Under the stipulated facts, plaintiff had a contract to sell the cargo for $350,000. After the 2 boxes were eventually found 2 years later, plaintiff was at best able to realize $167,362.52 at what amounted to salvage. Given this, the plaintiff is entitled to recover the sum of $182,637.48, the difference between its contract price and the eventual salvage price of the goods. Internatio Inc. v. M.S. Taimyr, 602 F.2d 49 (2d Cir. 1979). Interest is also awarded from September 1, 1982 to the date of judgment at the rate of 11.05 percent, that being the average "prime rate" charged by banks on short-term business loans as reported by the Federal Reserve Bulletin for the period from September 1, 1982 through December 31, 1985.

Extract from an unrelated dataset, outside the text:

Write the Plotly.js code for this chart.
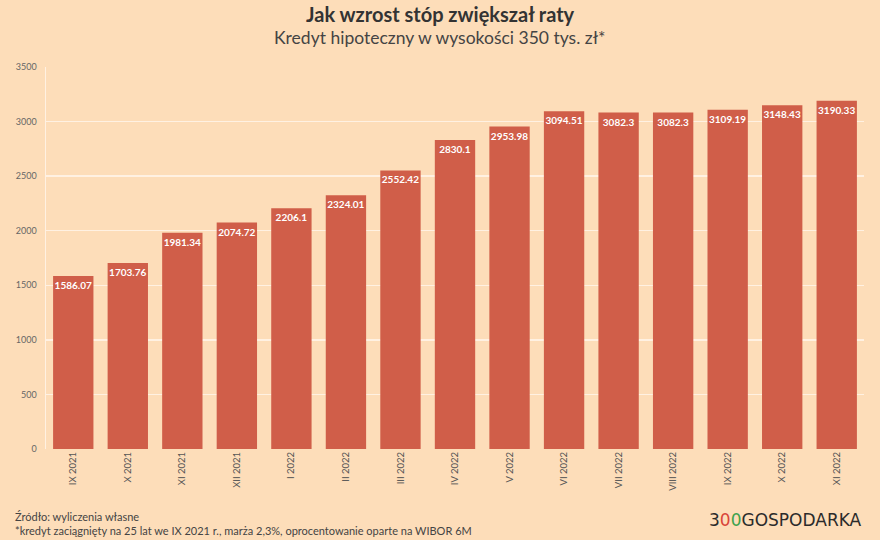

Plaintiff is awarded judgment against defendants accordingly, together with costs and disbursements to be taxed by the clerk. The foregoing constitutes the Court's findings of facts and conclusions of law and is so ordered.NOTES
 Defendant claims the boxes were not properly marked but I find that the name "Sedco" on the boxes was adequate enough for any reasonable stevedore to have understood what they were. In addition 18 pieces having been unloaded at Malta (and properly counted for the off-loading manifest), 18 pieces should have been loaded back on. I note that the manifest upon reloading the Strathesk, which recites 18 pieces, was obviously in error, meaning that a number of people from stevedores to ship personnel did not count from 16 to 18.